Chicago Mayor Lori Lightfoot and the city’s Department of Housing (DOH) Commissioner Marisa Novara announced on December 6 a historic $1 billion investment to bolster the amount of affordable housing through the $1.2 billion “once-in-a-lifetime” Chicago Recovery Plan, approved as part of Lightfoot’s 2022 budget. Setting out to create and preserve over 2,400 affordable housing units spread across 24 citywide developments, the investment is the largest of its kind in city history and will yield more than double the developments awarded (11) and units built (1,084) over the $398 million 2019 Low-Income Housing Tax Credit (LIHTC) round.
Roughly 29 percent of the units will be two- three- or four-bedroom units geared toward families while 394 of the homes will be affordable to households earning 30 percent of the area median income. Five will be Chicago Housing Authority (CHA) developments yielding 566 total units, including affordable ones.

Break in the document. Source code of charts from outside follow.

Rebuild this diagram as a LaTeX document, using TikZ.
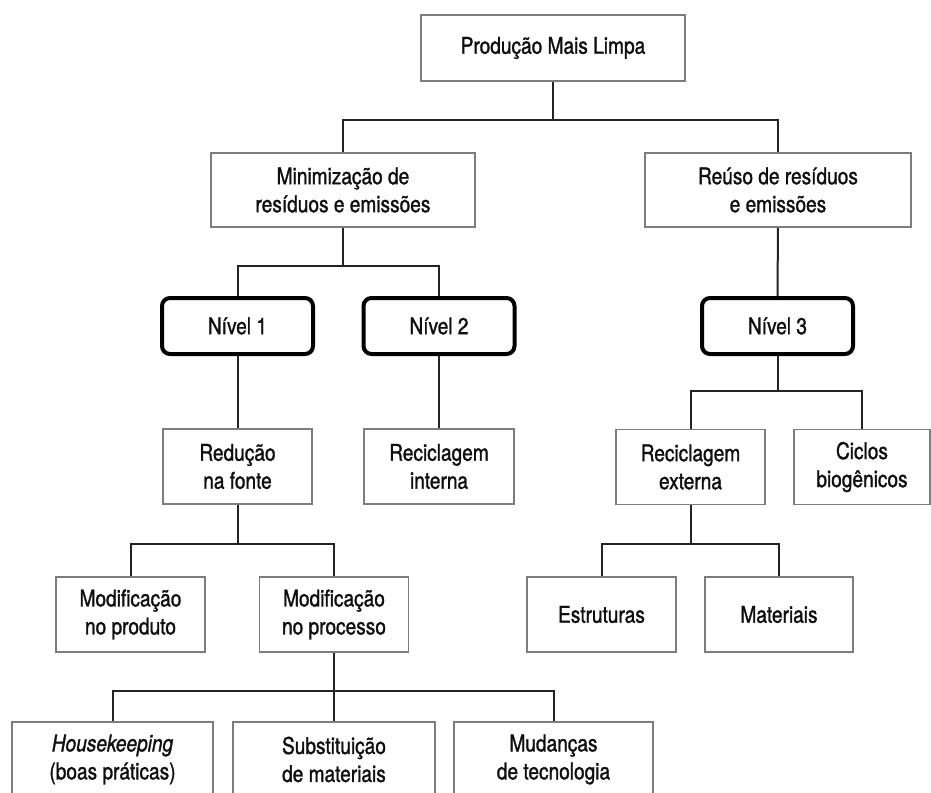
\documentclass[tikz,border=0pt]{standalone}
\usepackage{fontspec}
\setmainfont{TeX Gyre Heros}[FakeStretch=0.83,FakeBold=1.3]
\definecolor{boxgray}{RGB}{125,125,125}
\definecolor{linegray}{RGB}{35,35,35}
\definecolor{txt}{RGB}{15,15,15}
\begin{document}
\begin{tikzpicture}[x=1pt,y=-1pt,
  box/.style={draw=boxgray,line width=1.8pt,fill=white,align=center,inner sep=0pt,
    minimum height=75pt,text=txt,font=\fontsize{23}{28}\selectfont},
  lvl/.style={draw=black,line width=4pt,rounded corners=8pt,fill=white,align=center,
    inner sep=0pt,minimum height=56pt,minimum width=151pt,text=txt,font=\fontsize{23}{28}\selectfont},
  conn/.style={draw=linegray,line width=2pt}]
\useasboundingbox (0,0) rectangle (931,792);
\clip (0,0) rectangle (931,792);
% nodes
\node[box,minimum width=264pt,minimum height=66pt] (top) at (553,48) {Produção Mais Limpa};
\node[box,minimum width=264pt,minimum height=74pt] (mini) at (343,190) {Minimização de\\resíduos e emissões};
\node[box,minimum width=266pt,minimum height=74pt] (reuso) at (778,190) {Reúso de resíduos\\e emissões};
\node[lvl] (n1) at (237.5,326) {Nível 1};
\node[lvl] (n2) at (439,326) {Nível 2};
\node[lvl] (n3) at (777.5,326) {Nível 3};
\node[box,minimum width=149pt] (red) at (237.5,466.5) {Redução\\na fonte};
\node[box,minimum width=150pt] (recint) at (439,466.5) {Reciclagem\\interna};
\node[box,minimum width=149pt] (recext) at (690.5,467) {Reciclagem\\externa};
\node[box,minimum width=136pt] (cyc) at (862,467) {Ciclos\\biogênicos};
\node[box,minimum width=149pt] (modprod) at (130.5,614.5) {Modificação\\no produto};
\node[box,minimum width=149pt] (modproc) at (334,614.5) {Modificação\\no processo};
\node[box,minimum width=149pt] (estr) at (601.5,614.5) {Estruturas};
\node[box,minimum width=148pt] (mat) at (779,614.5) {Materiais};
\node[box,minimum width=201pt] (hk) at (112.5,759.5) {\textit{Housekeeping}\\(boas práticas)};
\node[box,minimum width=202pt] (sub) at (334,759.5) {Substituição\\de materiais};
\node[box,minimum width=199pt] (mud) at (553.5,759.5) {Mudanças\\de tecnologia};
% junctions
\coordinate (j1) at (553,120);
\coordinate (j2) at (343,266);
\coordinate (j3) at (777.5,391);
\coordinate (j4) at (237.5,544);
\coordinate (j5) at (690.5,544);
\coordinate (j6) at (334,691);
% connectors
\draw[conn] (top) -- (j1);
\draw[conn] (mini.north) |- (j1) -| (reuso.north);
\draw[conn] (mini) -- (j2);
\draw[conn] (n1.north) |- (j2) -| (n2.north);
\draw[conn] (n1) -- (red);
\draw[conn] (n2) -- (recint);
\draw[conn] (reuso) -- (n3);
\draw[conn] (n3) -- (j3);
\draw[conn] (recext.north) |- (j3) -| (cyc.north);
\draw[conn] (red) -- (j4);
\draw[conn] (modprod.north) |- (j4) -| (modproc.north);
\draw[conn] (recext) -- (j5);
\draw[conn] (estr.north) |- (j5) -| (mat.north);
\draw[conn] (modproc) -- (j6);
\draw[conn] (hk.north) |- (j6) -| (mud.north);
\draw[conn] (j6) -- (sub.north);
\end{tikzpicture}
\end{document}
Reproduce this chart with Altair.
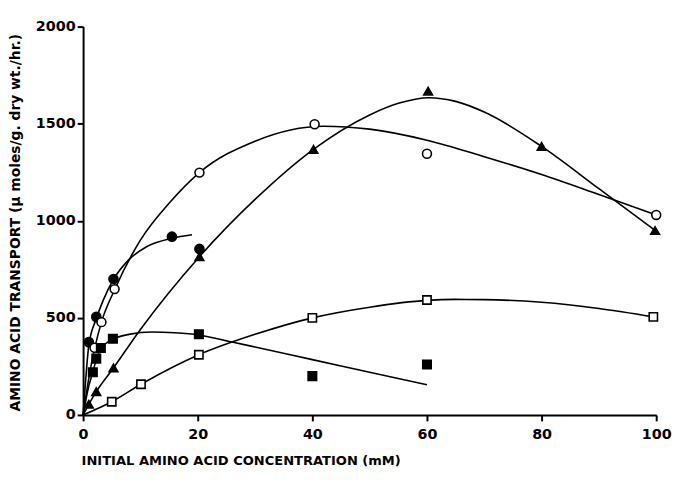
import altair as alt
import pandas as pd

# ---- data ----
series_names = ["filled_circle", "open_circle", "filled_triangle", "filled_square", "open_square"]

# markers
fc_x = [1, 2.3, 5.3, 15.5, 20.3]
fc_y = [375, 505, 700, 918, 855]
oc_x = [2, 3.2, 5.5, 20.3, 40.4, 60, 100]
oc_y = [346, 478, 648, 1248, 1497, 1345, 1030]
ft_x = [1, 2.3, 5.3, 20.3, 40.2, 60.2, 80, 99.8]
ft_y = [55, 120, 242, 815, 1368, 1668, 1383, 950]
fs_x = [1.7, 2.3, 3.1, 5.2, 20.2, 40, 60]
fs_y = [220, 290, 345, 392, 416, 200, 260]
os_x = [5, 10.1, 20.2, 40, 60, 99.5]
os_y = [68, 158, 310, 500, 592, 505]

# hand-drawn fitted curves
fc_cx = [0, 0.5, 1, 2.3, 3.5, 5.3, 8, 11, 15.5, 19]
fc_cy = [0, 200, 360, 495, 590, 698, 800, 865, 910, 928]
oc_cx = [0, 1, 2, 3.2, 5.5, 10, 15, 20.3, 30, 42, 50, 60, 70, 80, 90, 100]
oc_cy = [0, 190, 340, 478, 645, 900, 1090, 1248, 1410, 1487, 1472, 1415, 1330, 1238, 1135, 1030]
ft_cx = [0, 1, 2.3, 5.3, 10, 20.3, 30, 40.2, 50, 55, 60.3, 65, 70, 80, 90, 99.8]
ft_cy = [0, 55, 120, 242, 440, 815, 1110, 1368, 1545, 1605, 1634, 1615, 1560, 1383, 1165, 950]
fs_cx = [0, 1, 1.7, 2.3, 3.1, 5.2, 8, 12, 16, 20.2, 25.8, 30, 40, 50, 60]
fs_cy = [0, 150, 220, 285, 340, 390, 415, 427, 423, 412, 377, 350, 285, 220, 155]
os_cx = [0, 5, 10.1, 20.2, 30, 40, 50, 60, 65, 70, 80, 90, 99.5]
os_cy = [0, 68, 158, 310, 415, 500, 555, 590, 595, 594, 580, 548, 505]

x_ticks = [0, 20, 40, 60, 80, 100]
y_ticks = [0, 500, 1000, 1500, 2000]

x_title = "INITIAL AMINO ACID CONCENTRATION (mM)"
y_title = "AMINO ACID TRANSPORT (\u00b5 moles/g. dry wt./hr.)"

marker_sets = [(fc_x, fc_y), (oc_x, oc_y), (ft_x, ft_y), (fs_x, fs_y), (os_x, os_y)]
curve_sets = [(fc_cx, fc_cy), (oc_cx, oc_cy), (ft_cx, ft_cy), (fs_cx, fs_cy), (os_cx, os_cy)]

pts = pd.DataFrame([
    {"series": s, "x": x, "y": y}
    for s, (xs, ys) in zip(series_names, marker_sets)
    for x, y in zip(xs, ys)
])
crv = pd.DataFrame([
    {"series": s, "x": x, "y": y, "order": i}
    for s, (xs, ys) in zip(series_names, curve_sets)
    for i, (x, y) in enumerate(zip(xs, ys))
])

font = "DejaVu Sans"

xscale = alt.Scale(domain=[0, 100], nice=False, zero=False)
yscale = alt.Scale(domain=[0, 2000], nice=False)

xaxis = alt.Axis(values=x_ticks, title=x_title, titleX=-2, titleY=46,
                 titleAlign="left", titleBaseline="middle", titleAnchor="start",
                 titleFontSize=13.2,
                 labelPadding=7, labelFlush=False, format="d")
yaxis = alt.Axis(values=y_ticks, title=y_title, titleX=-68, titleY=198,
                 titleAngle=270, titleAlign="center", titleBaseline="middle",
                 titleFontSize=14,
                 labelPadding=2, format="d")

lines = alt.Chart(crv).mark_line(color="black", strokeWidth=1.6, interpolate="monotone").encode(
    x=alt.X("x:Q", scale=xscale, axis=xaxis),
    y=alt.Y("y:Q", scale=yscale, axis=yaxis),
    detail="series:N",
    order="order:Q",
)

points = alt.Chart(pts).mark_point(stroke="black", strokeWidth=1.6, opacity=1, filled=False).encode(
    x=alt.X("x:Q", scale=xscale),
    y=alt.Y("y:Q", scale=yscale),
    shape=alt.Shape("series:N", legend=None,
                    scale=alt.Scale(domain=series_names,
                                    range=["circle", "circle", "triangle-up", "square", "square"])),
    fill=alt.Fill("series:N", legend=None,
                  scale=alt.Scale(domain=series_names,
                                  range=["black", "white", "black", "black", "white"])),
    size=alt.Size("series:N", legend=None,
                  scale=alt.Scale(domain=series_names, range=[85, 70, 75, 75, 65])),
)

chart = alt.layer(lines, points).properties(
    width=580, height=393,
    autosize=alt.AutoSizeParams(type="none"),
    padding={"left": 76, "top": 16, "right": 18, "bottom": 62},
    background="white",
).configure_view(stroke=None).configure_axis(
    grid=False, domainColor="black", domainWidth=2, tickColor="black", tickWidth=2,
    tickSize=6, labelColor="black", labelFont=font, labelFontSize=14.5, labelFontWeight="bold",
    titleColor="black", titleFont=font, titleFontWeight="bold",
)

chart.save("out.html", embed_options={"renderer": "svg", "actions": False})
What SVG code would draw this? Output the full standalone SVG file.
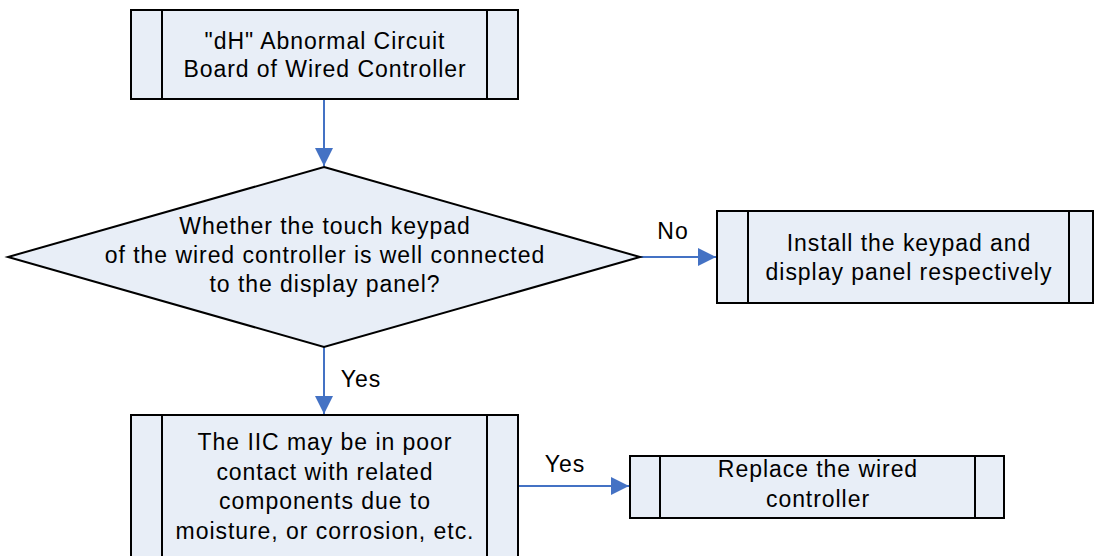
<svg xmlns="http://www.w3.org/2000/svg" width="1094" height="556" viewBox="0 0 1094 556">
<style>
.box{fill:#E8EEF7;stroke:#000;stroke-width:2}
.sep{stroke:#000;stroke-width:2}
.t{font-family:"Liberation Sans",Arial,sans-serif;font-size:23px;fill:#000;text-anchor:middle;letter-spacing:0.95px}
.c{stroke:#4472C4;stroke-width:2;fill:none}
</style>
<defs>
<marker id="ah" markerUnits="userSpaceOnUse" markerWidth="20" markerHeight="20" refX="18" refY="9" orient="auto">
<path d="M0,0 L18,9 L0,18 z" fill="#4472C4"/>
</marker>
</defs>
<g id="connectors">
<line class="c" x1="324" y1="99" x2="324" y2="166" marker-end="url(#ah)"/>
<line class="c" x1="640" y1="257" x2="716" y2="257" marker-end="url(#ah)"/>
<line class="c" x1="324" y1="347" x2="324" y2="414" marker-end="url(#ah)"/>
<line class="c" x1="518" y1="486" x2="629" y2="486" marker-end="url(#ah)"/>
<text class="t" x="673" y="239">No</text>
<text class="t" x="361" y="387">Yes</text>
<text class="t" x="565" y="472">Yes</text>
</g>
<g id="start">
<rect class="box" x="131" y="10" width="387" height="89"/>
<line class="sep" x1="162" y1="10" x2="162" y2="99"/>
<line class="sep" x1="487" y1="10" x2="487" y2="99"/>
<text class="t" x="325" y="49">"dH" Abnormal Circuit</text>
<text class="t" x="325" y="77">Board of Wired Controller</text>
</g>
<g id="decision">
<polygon class="box" points="324,167 640,257 324,347 8,257"/>
<text class="t" x="325" y="234">Whether the touch keypad</text>
<text class="t" x="325" y="263">of the wired controller is well connected</text>
<text class="t" x="325" y="292">to the display panel?</text>
</g>
<g id="install">
<rect class="box" x="717" y="211" width="376" height="92"/>
<line class="sep" x1="748" y1="211" x2="748" y2="303"/>
<line class="sep" x1="1069" y1="211" x2="1069" y2="303"/>
<text class="t" x="909" y="251">Install the keypad and</text>
<text class="t" x="909" y="280">display panel respectively</text>
</g>
<g id="iic">
<rect class="box" x="131" y="415" width="387" height="160"/>
<line class="sep" x1="162" y1="415" x2="162" y2="575"/>
<line class="sep" x1="487" y1="415" x2="487" y2="575"/>
<text class="t" x="325" y="450">The IIC may be in poor</text>
<text class="t" x="325" y="480">contact with related</text>
<text class="t" x="325" y="509">components due to</text>
<text class="t" x="325" y="539">moisture, or corrosion, etc.</text>
</g>
<g id="replace">
<rect class="box" x="630" y="456" width="374" height="62"/>
<line class="sep" x1="660" y1="456" x2="660" y2="518"/>
<line class="sep" x1="975" y1="456" x2="975" y2="518"/>
<text class="t" x="818" y="477">Replace the wired</text>
<text class="t" x="818" y="507">controller</text>
</g>
</svg>
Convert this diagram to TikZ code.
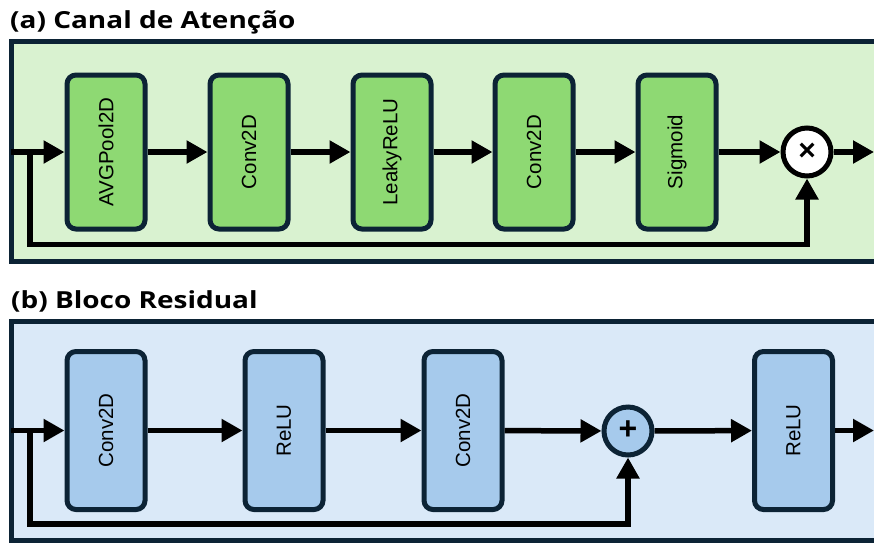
\documentclass[tikz,border=0pt]{standalone}
\usepackage{fontspec}
\setmainfont{Liberation Sans}
\newfontfamily\titlefont{Open Sans}
\usetikzlibrary{arrows.meta}
\definecolor{framec}{HTML}{0C2335}
\definecolor{gbg}{HTML}{D9F2D0}
\definecolor{gbox}{HTML}{8ED973}
\definecolor{bbg}{HTML}{DAE9F8}
\definecolor{bbox}{HTML}{A6CAEC}
\tikzset{
  panel/.style={draw=framec, line width=5pt},
  blk/.style={draw=framec, line width=5pt, rounded corners=9pt, minimum width=78pt, minimum height=154pt, inner sep=0pt, font=\fontsize{20.5}{22}\selectfont},
  opc/.style={circle, draw=framec, line width=5pt, minimum size=48pt, inner sep=0pt, font=\bfseries\fontsize{32}{32}\selectfont},
  arr/.style={draw=black, line width=5.5pt, line join=miter, -{Triangle[length=21pt,width=22pt]}},
  ttl/.style={anchor=base west, inner sep=0pt, font=\titlefont\bfseries\fontsize{23.5}{26}\selectfont}
}
\begin{document}
\begin{tikzpicture}[x=1pt,y=-1pt]
\useasboundingbox (0,0) rectangle (874,542);
\clip (0,0) rectangle (874,542);
% titles
\node[ttl] (ta) at (10,28) {\scalebox{1.19}[1]{(a) Canal de Atenção}};
\node[ttl] (tb) at (11,308) {\scalebox{1.19}[1]{(b) Bloco Residual}};
% panels
\draw[panel, fill=gbg] (11.5,41.5) rectangle (900,261.5);
\draw[panel, fill=bbg] (11.5,321) rectangle (900,540.5);
% panel a
\node[blk, fill=gbox] (a1) at (106,152) {\rotatebox{90}{AVGPool2D}};
\node[blk, fill=gbox] (a2) at (249,152) {\rotatebox{90}{Conv2D}};
\node[blk, fill=gbox] (a3) at (392,152) {\rotatebox{90}{LeakyReLU}};
\node[blk, fill=gbox] (a4) at (534,152) {\rotatebox{90}{Conv2D}};
\node[blk, fill=gbox] (a5) at (677,152) {\rotatebox{90}{Sigmoid}};
\node[opc, fill=white, draw=black, font=\bfseries\fontsize{30}{30}\selectfont] (am) at (807,152) {\raisebox{1pt}{×}};
\coordinate (ain) at (11,152);
\coordinate (asp) at (30,152);
\coordinate (aout) at (874,152);
\draw[arr] (ain) -- (a1);
\draw[arr] (a1) -- (a2);
\draw[arr] (a2) -- (a3);
\draw[arr] (a3) -- (a4);
\draw[arr] (a4) -- (a5);
\draw[arr] (a5) -- (am);
\draw[arr] (am) -- (aout);
\draw[arr] (asp) |- (807,244.5) -- (am.south);
% panel b
\node[blk, fill=bbox, minimum height=158pt] (b1) at (106,430.5) {\rotatebox{90}{Conv2D}};
\node[blk, fill=bbox, minimum height=158pt] (b2) at (284,430.5) {\rotatebox{90}{ReLU}};
\node[blk, fill=bbox, minimum height=158pt] (b3) at (463,430.5) {\rotatebox{90}{Conv2D}};
\node[opc, fill=bbox] (bp) at (628,431) {\raisebox{1pt}{+}};
\node[blk, fill=bbox, minimum height=158pt] (b4) at (793.5,430.5) {\rotatebox{90}{ReLU}};
\coordinate (bin) at (11,430.5);
\coordinate (bsp) at (30,430.5);
\coordinate (bout) at (874,430.5);
\draw[arr] (bin) -- (b1);
\draw[arr] (b1) -- (b2);
\draw[arr] (b2) -- (b3);
\draw[arr] (b3) -- (bp);
\draw[arr] (bp) -- (b4);
\draw[arr] (b4) -- (bout);
\draw[arr] (bsp) |- (628,524) -- (bp.south);
\end{tikzpicture}
\end{document}
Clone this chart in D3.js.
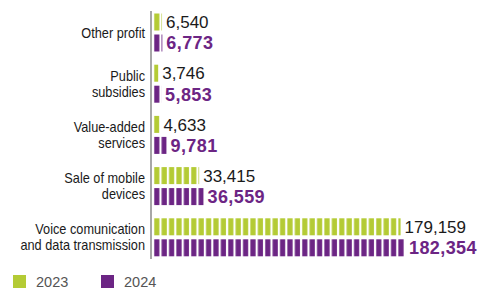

“Investing in affordable housing is a critical component to creating an equitable, strong city,” said Lightfoot in a statement. “I am thrilled that we’ve been able to expand our investments in affordable housing to move us closer towards that vision for our city. I look forward to seeing these developments come to life and provide more affordable, safe housing options on our South and West Sides.”
As mentioned by Lightfoot, a lion’s share of these new/preserved will be located on the city’s South and West Sides. Per a breakdown provided by the city, 18 of the 24 (75 percent) are Equitable Transit-Oriented Developments (eTOD), and 12 of those 18 are located on the South and West Sides. Eight of the 24 developments are within INVEST South/West neighborhoods. What’s more, 10 of the developments will be BIPOC-led and will have BIPOC participation.
As detailed by the city, the DOH received 51 total applications seeking LIHTC funding, and the selected projects are an “innovative mix of new construction, preservation, and rehabilitation including Chicago’s first development in partnership with and for indigenous populations, and an adaptive reuse of a former Chicago Public School for re-entry housing.”
“Low-Income Housing Tax Credits are the largest funding source we have for the creation of affordable rental housing, a process we have made more equitable through our Racial Equity Impact Assessment,” added Novara. “This year, made possible in part by the Chicago Recovery Plan, we also have the opportunity to more than double our impact with the largest tax credit investment in this City’s history.”
In addition to the historic investment in 24 developments, Lightfoot also announced the city’s finalized acquisition of a sprawling, 6-acre parcel of vacant land in Pilsen, a Latinx stronghold on the Lower West Side, that will be used to bring a minimum of 280 affordable housing units to the neighborhood. Expected to generate $100 million in economic activity, the development scheme follows a pair anti-displacement measures passed earlier this year by Chicago City Council geared to prevent long-time residents from being ousted from their homes as the neighborhoods around them undergo “transformative improvements.”
While not necessarily displaced by “transformative improvements,” the Chicago Tribune and other outlets have recently reported on an ongoing exodus impacting historically Black communities where residents, many of whom come from families with Chicago roots dating back generations to the Great Migration, are leaving the city (and Illinois) behind for neighboring Midwestern states and, in many cases, the same Southern cities that their ancestors fled from. The reasons for this out-migration are varied and include gentrification, chronic disinvestment, violence, and a dearth of community resources and amenities. As detailed by the Chicago Sun-Times, the neighborhoods of Austin and West Englewood have been most profoundly impacted by this ongoing flight.
As for the 24 proposed affordable housing developments, next they must win City Council approval for public subsidies and undergo underwriting, design review, and zoning approvals. The entire closing process is anticipated to take between eight and eighteen months according to the city. The full list of 51 proposals submitted for the 2021 funding round can be viewed here.
In related news, the 2021 Chicago Architecture Biennial, The Available City, will conclude tomorrow, December 18.